Per an SEC release, the panel’s agenda will include the historical context of the rule’s adoption in 1980, how it has evolved since then and its current role, costs and benefits and “options for reform or rescission.” Keil is optimistic the rule will not be repealed but says Andrew Donohue, the head of the SEC’s division of investment management, has made it clear that “all options are on the table.”

If you have an opinion on the matter and would like the SEC to hear it, comments must be received before June 19th and can be submitted electronically, either by sending an email to [email protected] or using the Commission’s Internet submission form.)

Tom James, Chairman and CEO of Raymond James Financial, echoes a sentiment voiced by many in the industry: if the SEC gets rid of 12b-1 fees, it will ultimately hurt customers the most. “All the mutual funds would get switched over to wrap fee accounts and instead of 25 basis points, the customer would be getting charged 50 basis points,” says James. Or if these customers were transferred to asset-based fee accounts, they would likely be paying closer to 1 percent—four times what they typically pay today.

In addition, 12b-1 fees make it economically feasible for advisors to provide advice on smaller accounts, James says. But if they go away, and advisors begin charging asset-based fees instead, these smaller accounts may become too expensive for advisors to manage.

James thinks 12b-1 fees should just be accepted for what they are.

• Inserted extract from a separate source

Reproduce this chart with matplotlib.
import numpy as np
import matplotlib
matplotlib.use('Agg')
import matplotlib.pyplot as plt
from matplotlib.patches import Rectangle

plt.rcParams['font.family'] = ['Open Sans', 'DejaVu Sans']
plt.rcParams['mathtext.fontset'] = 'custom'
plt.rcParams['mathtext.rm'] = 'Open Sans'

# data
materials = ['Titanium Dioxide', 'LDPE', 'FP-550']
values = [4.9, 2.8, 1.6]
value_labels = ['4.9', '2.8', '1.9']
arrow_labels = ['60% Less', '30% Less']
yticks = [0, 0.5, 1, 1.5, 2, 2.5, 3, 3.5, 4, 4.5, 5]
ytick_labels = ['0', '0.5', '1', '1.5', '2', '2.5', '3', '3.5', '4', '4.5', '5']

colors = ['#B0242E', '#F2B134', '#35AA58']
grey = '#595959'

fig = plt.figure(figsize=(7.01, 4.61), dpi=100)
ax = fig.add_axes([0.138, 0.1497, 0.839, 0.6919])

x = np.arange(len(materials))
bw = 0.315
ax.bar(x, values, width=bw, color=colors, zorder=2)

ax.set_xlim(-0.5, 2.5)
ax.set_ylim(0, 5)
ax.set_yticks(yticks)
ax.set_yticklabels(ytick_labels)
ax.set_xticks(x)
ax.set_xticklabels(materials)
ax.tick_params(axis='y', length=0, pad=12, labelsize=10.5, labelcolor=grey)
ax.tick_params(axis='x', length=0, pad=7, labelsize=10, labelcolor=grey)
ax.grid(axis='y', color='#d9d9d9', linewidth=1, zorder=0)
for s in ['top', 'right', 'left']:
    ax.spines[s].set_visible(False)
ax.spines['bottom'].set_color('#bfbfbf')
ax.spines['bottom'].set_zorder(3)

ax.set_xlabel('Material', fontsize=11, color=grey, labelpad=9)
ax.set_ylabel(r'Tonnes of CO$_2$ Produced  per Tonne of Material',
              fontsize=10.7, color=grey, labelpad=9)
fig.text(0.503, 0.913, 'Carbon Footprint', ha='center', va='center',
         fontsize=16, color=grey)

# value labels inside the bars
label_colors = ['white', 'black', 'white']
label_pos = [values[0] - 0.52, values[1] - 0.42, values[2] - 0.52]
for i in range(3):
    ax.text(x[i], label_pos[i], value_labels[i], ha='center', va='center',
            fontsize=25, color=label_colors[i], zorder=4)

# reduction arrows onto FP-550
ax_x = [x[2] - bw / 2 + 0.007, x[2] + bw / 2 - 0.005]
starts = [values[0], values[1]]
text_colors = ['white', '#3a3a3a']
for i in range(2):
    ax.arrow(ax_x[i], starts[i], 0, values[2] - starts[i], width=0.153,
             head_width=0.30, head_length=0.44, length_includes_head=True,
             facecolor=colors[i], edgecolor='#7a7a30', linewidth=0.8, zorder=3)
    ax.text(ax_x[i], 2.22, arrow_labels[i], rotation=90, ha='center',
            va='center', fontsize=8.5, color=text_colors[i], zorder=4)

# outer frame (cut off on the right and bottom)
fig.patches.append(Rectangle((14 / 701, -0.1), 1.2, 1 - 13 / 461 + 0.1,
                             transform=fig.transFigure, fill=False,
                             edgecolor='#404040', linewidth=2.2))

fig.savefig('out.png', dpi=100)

They work well for both clients and advisors, he says, especially considering the growth of alternatives like fee-based products, where those fees are often rebated anyway. “What they need to do is reconsider the purpose and definition of the fee and call it a sales and marketing assistance and client advisory fee,” says James.

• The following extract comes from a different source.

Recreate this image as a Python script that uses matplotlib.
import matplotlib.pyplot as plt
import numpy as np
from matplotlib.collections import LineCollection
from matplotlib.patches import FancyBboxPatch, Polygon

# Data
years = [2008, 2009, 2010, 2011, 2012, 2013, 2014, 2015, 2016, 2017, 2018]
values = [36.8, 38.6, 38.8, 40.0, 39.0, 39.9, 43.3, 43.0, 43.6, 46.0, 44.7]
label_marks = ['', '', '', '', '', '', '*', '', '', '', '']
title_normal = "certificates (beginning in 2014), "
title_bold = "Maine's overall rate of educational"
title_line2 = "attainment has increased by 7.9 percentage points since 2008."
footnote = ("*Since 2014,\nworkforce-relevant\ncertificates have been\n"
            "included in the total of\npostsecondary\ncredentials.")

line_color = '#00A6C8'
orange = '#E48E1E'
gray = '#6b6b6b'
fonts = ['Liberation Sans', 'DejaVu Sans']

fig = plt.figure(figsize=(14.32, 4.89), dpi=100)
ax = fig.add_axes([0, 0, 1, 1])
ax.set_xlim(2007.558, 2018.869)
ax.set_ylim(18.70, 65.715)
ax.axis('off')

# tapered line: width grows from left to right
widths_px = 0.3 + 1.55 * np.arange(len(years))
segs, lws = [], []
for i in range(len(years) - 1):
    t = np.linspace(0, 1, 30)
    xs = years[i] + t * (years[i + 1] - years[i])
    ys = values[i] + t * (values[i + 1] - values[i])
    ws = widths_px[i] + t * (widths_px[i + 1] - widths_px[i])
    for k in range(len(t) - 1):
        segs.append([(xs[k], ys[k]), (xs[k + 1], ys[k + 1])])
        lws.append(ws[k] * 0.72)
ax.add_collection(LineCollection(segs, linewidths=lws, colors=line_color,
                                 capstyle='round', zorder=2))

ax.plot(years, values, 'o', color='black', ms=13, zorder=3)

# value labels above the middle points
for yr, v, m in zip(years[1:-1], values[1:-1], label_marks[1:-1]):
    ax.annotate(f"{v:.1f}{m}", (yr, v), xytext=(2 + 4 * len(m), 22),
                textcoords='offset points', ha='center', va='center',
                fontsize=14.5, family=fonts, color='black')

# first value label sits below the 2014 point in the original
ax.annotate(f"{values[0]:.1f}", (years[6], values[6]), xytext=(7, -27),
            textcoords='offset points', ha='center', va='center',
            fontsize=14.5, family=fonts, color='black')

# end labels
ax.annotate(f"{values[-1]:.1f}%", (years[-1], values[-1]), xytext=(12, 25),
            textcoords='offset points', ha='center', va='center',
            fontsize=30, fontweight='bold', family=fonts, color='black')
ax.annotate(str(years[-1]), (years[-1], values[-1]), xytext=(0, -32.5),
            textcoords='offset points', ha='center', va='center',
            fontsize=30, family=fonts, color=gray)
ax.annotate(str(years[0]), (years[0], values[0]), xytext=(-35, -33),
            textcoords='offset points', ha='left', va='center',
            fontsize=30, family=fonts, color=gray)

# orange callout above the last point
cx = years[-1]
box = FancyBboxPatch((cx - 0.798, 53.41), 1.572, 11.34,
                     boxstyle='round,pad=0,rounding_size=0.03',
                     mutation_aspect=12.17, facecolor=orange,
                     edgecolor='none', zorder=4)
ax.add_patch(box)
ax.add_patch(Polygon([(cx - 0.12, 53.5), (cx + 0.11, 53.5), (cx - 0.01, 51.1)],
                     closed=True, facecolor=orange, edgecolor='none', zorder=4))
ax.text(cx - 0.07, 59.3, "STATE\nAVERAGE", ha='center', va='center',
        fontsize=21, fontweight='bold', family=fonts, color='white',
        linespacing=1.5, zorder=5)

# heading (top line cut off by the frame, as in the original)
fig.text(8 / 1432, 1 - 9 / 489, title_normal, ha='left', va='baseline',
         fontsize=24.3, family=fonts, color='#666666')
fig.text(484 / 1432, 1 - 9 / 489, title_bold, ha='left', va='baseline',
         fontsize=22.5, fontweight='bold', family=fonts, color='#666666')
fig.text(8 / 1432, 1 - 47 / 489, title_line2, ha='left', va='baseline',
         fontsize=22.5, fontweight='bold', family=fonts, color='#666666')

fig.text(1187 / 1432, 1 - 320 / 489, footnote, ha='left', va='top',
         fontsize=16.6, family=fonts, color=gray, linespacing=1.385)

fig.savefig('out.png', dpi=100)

One UBS advisor with roughly $1 billion in assets under management says five to ten percent of his revenue comes from his 401(k) business, and today, plan sponsors pay him to handle those accounts with 12b-1s. “If they took the fee away we’d have to negotiate a hard-dollar fee with the plan sponsor, and certainly they’d be tempted to get a fee less than the 25 basis points,” he adds. He echoes James’ sentiments about small clients and says, in effect, he would no longer be able to handle accounts with less than $10,000 in assets.

But there are some reps for whom the fate of 12b-1 fees just isn't that big of a deal. One Royal Alliance rep says that if 12b-1s were to disappear it would have little impact on his clients because less than $1 million of his nearly $300 million in assets is in transaction accounts, and he rebates all of his 12b-1s to clients anyhow. He’s not convinced, either, that if 12b-1 fees went away, retirement plan platforms would raise their prices. “I know the 12b-1 fee knocks down the prices on these platforms. If the fees are gone, I don’t know if those companies would increase their prices or not. I just don’t.”

In the words of Chip Roame, the founder of Tiburon Strategic Advisors: “12b-1 fees are here to stay, whether the rule is abolished or changed in any way.” The fees are used primarily to pay brokers a trail for account service and to pay fund supermarkets for shareholder service, Roame says. “If the rule goes, the fee will get paid somehow. Are you going to tell Schwab they can’t get paid for selling mutual funds? And say the same to brokers? Good luck.”